What is expected
Within the listing below, locate all lines containing the word "React". Copy each one.

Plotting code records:

···

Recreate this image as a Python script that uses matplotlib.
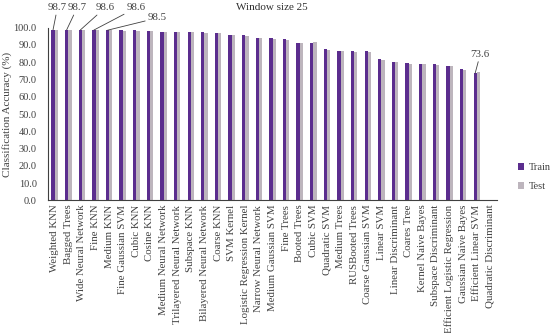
import matplotlib.pyplot as plt
import numpy as np

OUT_PATH = "out.png"

# classifier names, in the order of the chart
models = [
    "Weighted KNN", "Bagged Trees", "Wide Neural Network", "Fine KNN", "Medium KNN",
    "Fine Gaussian SVM", "Cubic KNN", "Cosine KNN", "Medium Neural Network",
    "Trilayered Neural Network", "Subspace KNN", "Bilayered Neural Network",
    "Coarse KNN", "SVM Kernel", "Logistic Regression Kernel", "Narrow Neural Network",
    "Medium Gaussian SVM", "Fine Trees", "Booted Trees", "Cubic SVM", "Quadratic SVM",
    "Medium Trees", "RUSBooted Trees", "Coarse Gaussian SVM", "Linear SVM",
    "Linear Discriminant", "Coares Tree", "Kernel Naive Bayes", "Subspace Discriminant",
    "Efficient Logistic Regression", "Gaussian Naive Bayes", "Efficient Linear SVM",
    "Quadratic Discriminant",
]

train_acc = [
    98.7, 98.7, 98.6, 98.6, 98.5, 98.4, 98.4, 98.0, 97.5, 97.5, 97.4, 97.3,
    97.0, 96.0, 95.5, 94.0, 93.8, 93.2, 91.3, 91.1, 87.5, 86.7, 86.3, 86.2,
    81.7, 80.2, 79.3, 79.1, 78.9, 78.0, 76.0, 73.6, 0.0,
]
test_acc = [
    98.6, 98.6, 98.5, 98.5, 98.4, 98.2, 98.2, 97.9, 97.3, 97.2, 97.2, 97.1,
    96.8, 95.5, 94.9, 93.8, 93.6, 93.0, 91.0, 91.8, 87.2, 86.4, 86.1, 86.0,
    81.4, 80.0, 79.0, 78.8, 78.6, 77.8, 75.7, 74.5, 0.0,
]

# value labels: (index, text, label x, label y)
callouts = [
    (0, "98.7", -0.5, 111.5),
    (1, "98.7", 0.95, 111.5),
    (2, "98.6", 3.0, 111.5),
    (3, "98.6", 5.3, 111.5),
    (4, "98.5", 6.85, 105.6),
]
last_callout = (31, "73.6", 31.25, 84.5)

TRAIN_COLOR = "#5b2d8e"
TEST_COLOR = "#bdb5bd"
TEXT_COLOR = "#404040"
FONT = "Liberation Serif"

plt.rcParams["font.family"] = FONT

fig = plt.figure(figsize=(5.5, 3.33), dpi=100)
ax = fig.add_axes([0.087, 0.398, 0.817, 0.519])

x = np.arange(len(models))
w = 0.24
ax.bar(x - w / 2, train_acc, w, color=TRAIN_COLOR, label="Train")
ax.bar(x + w / 2, test_acc, w, color=TEST_COLOR, label="Test")

ax.set_xlim(-0.5, len(models) - 0.5)
ax.set_ylim(0, 100)
ax.set_yticks(np.arange(0, 101, 10))
ax.set_yticklabels([f"{v:.1f}" for v in np.arange(0, 101, 10)], fontsize=7.5)
ax.set_xticks(x)
ax.set_xticklabels(models, rotation=90, fontsize=7.8)
ax.tick_params(axis="x", length=0, pad=3, colors=TEXT_COLOR)
ax.tick_params(axis="y", length=0, pad=8, colors=TEXT_COLOR)

for side in ["top", "right"]:
    ax.spines[side].set_visible(False)
for side in ["left", "bottom"]:
    ax.spines[side].set_color(TEXT_COLOR)
    ax.spines[side].set_linewidth(0.8)

ax.set_ylabel("Classification Accuracy (%)", fontsize=8, color=TEXT_COLOR, labelpad=1)
fig.text(0.495, 0.99, "Window size 25", ha="center", va="top", fontsize=8, color="#303030")

for i, txt, tx, ty in callouts + [last_callout]:
    ax.annotate(txt, xy=(i - w / 2, train_acc[i]), xytext=(tx, ty),
                textcoords="data", fontsize=7.8, color=TEXT_COLOR,
                ha="left" if i != 31 else "center", va="center",
                annotation_clip=False,
                arrowprops=dict(arrowstyle="-", color=TEXT_COLOR, lw=0.6,
                                shrinkA=0, shrinkB=0))

leg = ax.legend(loc="center left", bbox_to_anchor=(0.925, 0.468), bbox_transform=fig.transFigure,
                frameon=False, fontsize=7.5, handlelength=0.6, handleheight=0.6,
                labelspacing=1.0, handletextpad=0.4)
for t in leg.get_texts():
    t.set_color(TEXT_COLOR)

fig.savefig(OUT_PATH, dpi=100)
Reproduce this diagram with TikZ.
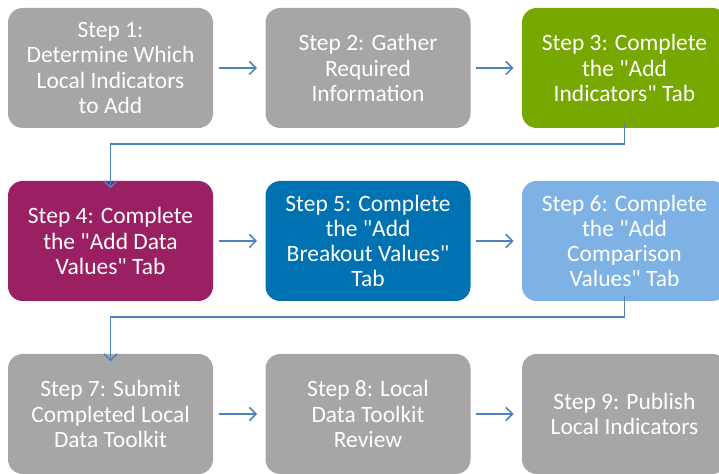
\documentclass[tikz,border=0pt]{standalone}
\usepackage{fontspec}
\setmainfont{Carlito}[Ligatures=TeXOff]
\usetikzlibrary{arrows.meta}

\definecolor{boxgrey}{RGB}{166,166,166}
\definecolor{boxgreen}{RGB}{118,168,0}
\definecolor{boxpurple}{RGB}{154,31,99}
\definecolor{boxblue}{RGB}{0,114,178}
\definecolor{boxlight}{RGB}{127,178,228}
\definecolor{flowline}{RGB}{79,129,189}

\tikzset{every picture/.style={line width=0.75pt}}
\tikzset{
  stepbox/.style={rounded corners=11pt, minimum width=153.75pt, minimum height=90pt,
    inner sep=0pt, align=center, text=white, font=\fontsize{17.6}{18.9}\selectfont},
  flow/.style={draw=flowline, line width=1.1pt, -{Straight Barb[length=5pt,width=10pt]}}
}

\begin{document}
\begin{tikzpicture}[x=0.75pt,y=0.75pt,yscale=-1,xscale=1]
\useasboundingbox (0,0) rectangle (719,474);
%Row 1
\node [stepbox, fill=boxgrey] (s1) at (110.5,68) {Step 1:\\Determine Which\\Local Indicators\\to Add};
\node [stepbox, fill=boxgrey] (s2) at (368,68) {Step 2: Gather\\Required\\Information};
\node [stepbox, fill=boxgreen] (s3) at (624.5,68) {Step 3: Complete\\the "Add\\Indicators" Tab};
%Row 2
\node [stepbox, fill=boxpurple] (s4) at (110.5,241) {Step 4: Complete\\the "Add Data\\Values" Tab};
\node [stepbox, fill=boxblue] (s5) at (368,241) {Step 5: Complete\\the "Add\\Breakout Values"\\Tab};
\node [stepbox, fill=boxlight] (s6) at (624.5,241) {Step 6: Complete\\the "Add\\Comparison\\Values" Tab};
%Row 3
\node [stepbox, fill=boxgrey] (s7) at (110.5,414) {Step 7: Submit\\Completed Local\\Data Toolkit};
\node [stepbox, fill=boxgrey] (s8) at (368,414) {Step 8: Local\\Data Toolkit\\Review};
\node [stepbox, fill=boxgrey] (s9) at (624.5,414) {Step 9: Publish\\Local Indicators};

%Arrows along each row
\draw [flow] ([xshift=3.75pt]s1.east) -- ([xshift=-6pt]s2.west);
\draw [flow] ([xshift=3.75pt]s2.east) -- ([xshift=-6pt]s3.west);
\draw [flow] ([xshift=3.75pt]s4.east) -- ([xshift=-6pt]s5.west);
\draw [flow] ([xshift=3.75pt]s5.east) -- ([xshift=-6pt]s6.west);
\draw [flow] ([xshift=3.75pt]s7.east) -- ([xshift=-6pt]s8.west);
\draw [flow] ([xshift=3.75pt]s8.east) -- ([xshift=-6pt]s9.west);
%Elbow arrows between rows
\draw [flow] ([yshift=-3.75pt]s3.south) -- ++(0,20.5) -| ([yshift=6pt]s4.north);
\draw [flow] ([yshift=-3.75pt]s6.south) -- ++(0,20.5) -| ([yshift=6pt]s7.north);

\end{tikzpicture}
\end{document}
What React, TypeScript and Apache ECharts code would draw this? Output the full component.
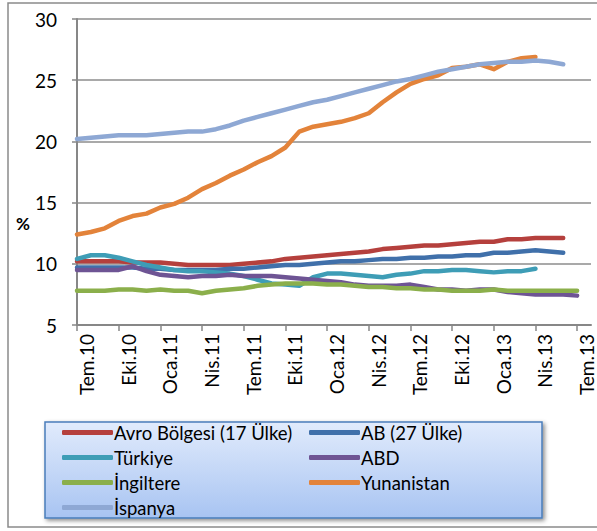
import React, { useEffect, useRef } from "react";
import * as echarts from "echarts";

const categories = [
  "Tem.10", "Ağu.10", "Eyl.10", "Eki.10", "Kas.10", "Ara.10",
  "Oca.11", "Şub.11", "Mar.11", "Nis.11", "May.11", "Haz.11",
  "Tem.11", "Ağu.11", "Eyl.11", "Eki.11", "Kas.11", "Ara.11",
  "Oca.12", "Şub.12", "Mar.12", "Nis.12", "May.12", "Haz.12",
  "Tem.12", "Ağu.12", "Eyl.12", "Eki.12", "Kas.12", "Ara.12",
  "Oca.13", "Şub.13", "Mar.13", "Nis.13", "May.13", "Haz.13",
  "Tem.13", "Ağu.13",
];

const avro = [10.2, 10.2, 10.2, 10.2, 10.1, 10.1, 10.1, 10.0, 9.9, 9.9, 9.9, 9.9,
  10.0, 10.1, 10.2, 10.4, 10.5, 10.6, 10.7, 10.8, 10.9, 11.0, 11.2, 11.3,
  11.4, 11.5, 11.5, 11.6, 11.7, 11.8, 11.8, 12.0, 12.0, 12.1, 12.1, 12.1];
const ab27 = [9.7, 9.7, 9.7, 9.7, 9.7, 9.6, 9.6, 9.5, 9.5, 9.5, 9.5, 9.6,
  9.6, 9.7, 9.8, 9.9, 9.9, 10.0, 10.1, 10.2, 10.2, 10.3, 10.4, 10.4,
  10.5, 10.5, 10.6, 10.6, 10.7, 10.7, 10.9, 10.9, 11.0, 11.1, 11.0, 10.9];
const turkiye = [10.4, 10.7, 10.7, 10.5, 10.2, 9.9, 9.7, 9.5, 9.4, 9.4, 9.3, 9.2,
  9.0, 8.7, 8.4, 8.3, 8.2, 8.9, 9.2, 9.2, 9.1, 9.0, 8.9, 9.1,
  9.2, 9.4, 9.4, 9.5, 9.5, 9.4, 9.3, 9.4, 9.4, 9.6];
const abd = [9.5, 9.5, 9.5, 9.5, 9.8, 9.4, 9.1, 9.0, 8.9, 9.0, 9.0, 9.1,
  9.0, 9.0, 9.0, 8.9, 8.8, 8.7, 8.6, 8.5, 8.3, 8.2, 8.2, 8.2,
  8.3, 8.1, 7.9, 7.9, 7.8, 7.9, 7.9, 7.7, 7.6, 7.5, 7.5, 7.5, 7.4];
const ingiltere = [7.8, 7.8, 7.8, 7.9, 7.9, 7.8, 7.9, 7.8, 7.8, 7.6, 7.8, 7.9,
  8.0, 8.2, 8.3, 8.4, 8.4, 8.4, 8.3, 8.3, 8.2, 8.1, 8.1, 8.0,
  8.0, 7.9, 7.9, 7.8, 7.8, 7.8, 7.9, 7.8, 7.8, 7.8, 7.8, 7.8, 7.8];
const yunanistan = [12.4, 12.6, 12.9, 13.5, 13.9, 14.1, 14.6, 14.9, 15.4, 16.1, 16.6, 17.2,
  17.7, 18.3, 18.8, 19.5, 20.8, 21.2, 21.4, 21.6, 21.9, 22.3, 23.2, 24.0,
  24.7, 25.1, 25.4, 26.0, 26.1, 26.3, 25.9, 26.5, 26.8, 26.9];
const ispanya = [20.2, 20.3, 20.4, 20.5, 20.5, 20.5, 20.6, 20.7, 20.8, 20.8, 21.0, 21.3,
  21.7, 22.0, 22.3, 22.6, 22.9, 23.2, 23.4, 23.7, 24.0, 24.3, 24.6, 24.9,
  25.1, 25.4, 25.7, 25.9, 26.1, 26.3, 26.4, 26.5, 26.5, 26.6, 26.5, 26.3];

const yTicks = { min: 5, max: 30, interval: 5 };

const seriesDefs = [
  { name: "Avro Bölgesi (17 Ülke)", data: avro, color: "#B5403D" },
  { name: "AB (27 Ülke)", data: ab27, color: "#4070AA" },
  { name: "Türkiye", data: turkiye, color: "#3E9DB6" },
  { name: "ABD", data: abd, color: "#6E5494" },
  { name: "İngiltere", data: ingiltere, color: "#8BAF4B" },
  { name: "Yunanistan", data: yunanistan, color: "#E3833A" },
  { name: "İspanya", data: ispanya, color: "#8EA8D4" },
];

const legendCol1 = ["Avro Bölgesi (17 Ülke)", "Türkiye", "İngiltere", "İspanya"];
const legendCol2 = ["AB (27 Ülke)", "ABD", "Yunanistan"];

const FONT = "Lato";

export default function App() {
  const ref = useRef<HTMLDivElement>(null);
  useEffect(() => {
    document.body.style.margin = "0";
    if (!ref.current) return;
    const chart = echarts.init(ref.current, null, { renderer: "svg" });
    const legendCommon = {
      orient: "vertical",
      top: 418,
      itemWidth: 51,
      itemHeight: 5,
      itemGap: 6,
      icon: "roundRect",
      selectedMode: false,
      textStyle: { fontFamily: FONT, fontSize: 18.5, color: "#000", lineHeight: 19, padding: [0, 0, 0, -4] },
      z: 10,
    };
    chart.setOption({
      animation: false,
      backgroundColor: "#ffffff",
      textStyle: { fontFamily: FONT },
      grid: { left: 77, right: 6, top: 19, bottom: 206, containLabel: false },
      graphic: [
        {
          type: "rect",
          shape: { x: 8, y: 3, width: 600, height: 524 },
          style: { fill: "none", stroke: "#8a8a8a", lineWidth: 1.5 },
          z: 0,
          silent: true,
        },
        {
          type: "rect",
          shape: { x: 45, y: 422, width: 497, height: 96 },
          style: {
            fill: new echarts.graphic.LinearGradient(0, 0, 0, 1, [
              { offset: 0, color: "#e1ebfc" },
              { offset: 1, color: "#a8c4f2" },
            ]),
            stroke: "#4a7ebb",
            lineWidth: 1.5,
            shadowBlur: 4,
            shadowOffsetX: 2,
            shadowOffsetY: 2,
            shadowColor: "rgba(0,0,0,0.45)",
          },
          z: 1,
          silent: true,
        },
        {
          type: "text",
          x: 16,
          y: 215,
          style: { text: "%", font: `bold 17px ${FONT}`, fill: "#000" },
          z: 5,
        },
      ],
      legend: [
        { ...legendCommon, left: 57, data: legendCol1 },
        { ...legendCommon, left: 304, data: legendCol2 },
      ],
      xAxis: {
        type: "category",
        data: categories,
        boundaryGap: false,
        axisLine: { show: true, lineStyle: { color: "#878787", width: 2 } },
        axisTick: { show: true, interval: 2, length: 6, lineStyle: { color: "#878787", width: 1.5 } },
        axisLabel: {
          interval: 2,
          rotate: 90,
          margin: 9,
          fontSize: 19,
          fontFamily: FONT,
          color: "#000",
          verticalAlign: "top",
        },
        splitLine: { show: false },
      },
      yAxis: {
        type: "value",
        min: yTicks.min,
        max: yTicks.max,
        interval: yTicks.interval,
        axisLine: { show: true, lineStyle: { color: "#878787", width: 2 } },
        axisTick: { show: true, length: 5, lineStyle: { color: "#878787", width: 1.5 } },
        axisLabel: { fontSize: 19, fontFamily: FONT, color: "#000", margin: 20 },
        splitLine: { show: true, lineStyle: { color: "#8c8c8c", width: 1.5 } },
      },
      series: seriesDefs.map((s) => ({
        name: s.name,
        type: "line",
        data: s.data,
        symbol: "none",
        smooth: false,
        color: s.color,
        itemStyle: { color: s.color },
        lineStyle: { color: s.color, width: 4.5, cap: "round", join: "round" },
      })),
    });
    return () => chart.dispose();
  }, []);
  return <div ref={ref} style={{ width: 597, height: 531 }} />;
}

···

Written response
What React, TypeScript and Apache ECharts code would draw this? Output the full component.
import React, { useEffect, useRef } from "react";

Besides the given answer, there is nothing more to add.